CRAN release v0.3.5
New features:
-
New features in existing functions:
- findAndTransFormDates now as an ambiguities parameter, IGNORE to work as before, WARN to check for ambiguities and print them, SOLVE to try to solve ambiguities on more lines.
- one_hot_encoder now uses a build_encoding functions to be able to build same encoding on train and on test.
- aggregateByKey is now way faster on numerics. But it changed the way it gets input functions.
- fastScale now as a way parameter which allow you to either scale or unscale. Unscaling numeric values can be very usefull for most post-model analysis.

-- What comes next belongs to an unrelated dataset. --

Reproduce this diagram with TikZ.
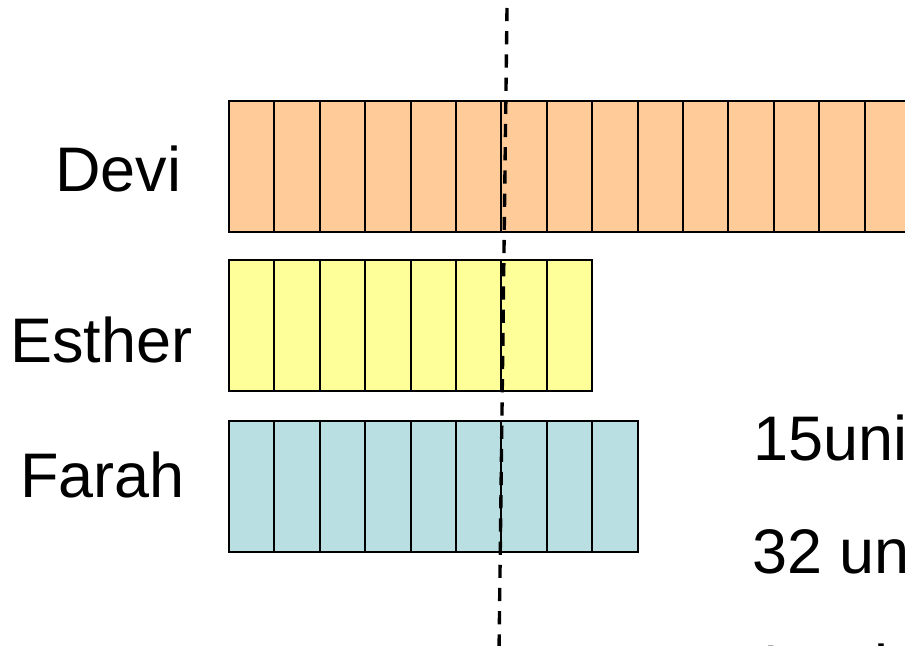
\documentclass[tikz,border=0pt]{standalone}
\usepackage{fontspec}
\setmainfont{Liberation Sans}
\definecolor{devifill}{RGB}{255,204,153}
\definecolor{estherfill}{RGB}{255,255,153}
\definecolor{farahfill}{RGB}{186,223,227}
\tikzset{
  devicell/.style={fill=devifill, draw=black, line width=1.4pt},
  esthercell/.style={fill=estherfill, draw=black, line width=1.4pt},
  farahcell/.style={fill=farahfill, draw=black, line width=1.4pt},
  namelabel/.style={font=\fontsize{44.8}{50}\selectfont, anchor=base west, inner sep=0pt},
  sumlabel/.style={font=\fontsize{44.8}{50}\selectfont, anchor=base west, inner sep=0pt},
  cutline/.style={draw=black, line width=2.4pt, dash pattern=on 0.33cm off 0.25cm},
}

\begin{document}
\begin{tikzpicture}
\useasboundingbox (0,0) rectangle (22.625,16.125);
\clip (0,0) rectangle (22.625,16.125);
% Devi: 15 units
\draw[devicell] (5.725,10.325) rectangle ++(1.135,3.275);
\draw[devicell] (6.860,10.325) rectangle ++(1.135,3.275);
\draw[devicell] (7.995,10.325) rectangle ++(1.135,3.275);
\draw[devicell] (9.130,10.325) rectangle ++(1.135,3.275);
\draw[devicell] (10.265,10.325) rectangle ++(1.135,3.275);
\draw[devicell] (11.400,10.325) rectangle ++(1.135,3.275);
\draw[devicell] (12.535,10.325) rectangle ++(1.135,3.275);
\draw[devicell] (13.670,10.325) rectangle ++(1.135,3.275);
\draw[devicell] (14.805,10.325) rectangle ++(1.135,3.275);
\draw[devicell] (15.940,10.325) rectangle ++(1.135,3.275);
\draw[devicell] (17.075,10.325) rectangle ++(1.135,3.275);
\draw[devicell] (18.210,10.325) rectangle ++(1.135,3.275);
\draw[devicell] (19.345,10.325) rectangle ++(1.135,3.275);
\draw[devicell] (20.480,10.325) rectangle ++(1.135,3.275);
\draw[devicell] (21.615,10.325) rectangle ++(1.135,3.275);
% Esther: 8 units
\draw[esthercell] (5.725,6.350) rectangle ++(1.135,3.275);
\draw[esthercell] (6.860,6.350) rectangle ++(1.135,3.275);
\draw[esthercell] (7.995,6.350) rectangle ++(1.135,3.275);
\draw[esthercell] (9.130,6.350) rectangle ++(1.135,3.275);
\draw[esthercell] (10.265,6.350) rectangle ++(1.135,3.275);
\draw[esthercell] (11.400,6.350) rectangle ++(1.135,3.275);
\draw[esthercell] (12.535,6.350) rectangle ++(1.135,3.275);
\draw[esthercell] (13.670,6.350) rectangle ++(1.135,3.275);
% Farah: 9 units
\draw[farahcell] (5.725,2.325) rectangle ++(1.135,3.275);
\draw[farahcell] (6.860,2.325) rectangle ++(1.135,3.275);
\draw[farahcell] (7.995,2.325) rectangle ++(1.135,3.275);
\draw[farahcell] (9.130,2.325) rectangle ++(1.135,3.275);
\draw[farahcell] (10.265,2.325) rectangle ++(1.135,3.275);
\draw[farahcell] (11.400,2.325) rectangle ++(1.135,3.275);
\draw[farahcell] (12.535,2.325) rectangle ++(1.135,3.275);
\draw[farahcell] (13.670,2.325) rectangle ++(1.135,3.275);
\draw[farahcell] (14.805,2.325) rectangle ++(1.135,3.275);
% names
\node[namelabel] (devi) at (1.375,11.325) {Devi};
\node[namelabel] (esther) at (0.250,7.075) {Esther};
\node[namelabel] (farah) at (0.500,3.700) {Farah};
% sums on the right
\node[sumlabel] (devisum) at (18.825,4.625) {15units};
\node[sumlabel] (totalsum) at (18.800,1.800) {32 units};
\node[sumlabel] (oneunit) at (18.800,-1.100) {1 unit};
% cut line
\coordinate (cuttop) at (12.675,15.925);
\coordinate (cutbottom) at (12.475,-0.200);
\draw[cutline] (cuttop) -- (cutbottom);
\end{tikzpicture}
\end{document}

- setColAsDate now accept multiple formats in a single call.
-
New functions:
- build_encoding build a list of encoding to be used by one_hot_encoder, it also has a parameter min_frequency to control that rare values doesn't result in new columns.
- Previously private function identifyDates is now exported. To be able to perform same transformation on train and on test.
- Adding dataPrepNews function to open NEWS file (inspired from rfNews() of randomForest package)
Bug fixes:
- findAndTransFormDates: bug fixed: user formats weren't used.
- identifyDates: some formats where tested but would never work. They have been removed.
Refactoring:
- Unit test partly reviewed to be more readable and more efficient. Unit test time as been divided by 3.
- Improving input control for more robust functions
WARNING:
- one_hot_encoder now requires you to run build_encoding first.
- aggregateByKey now require functions to be passed by character name
This version is making (as much as possible) transformation reproducible on train and test set. This is to prepare future pipeline feature.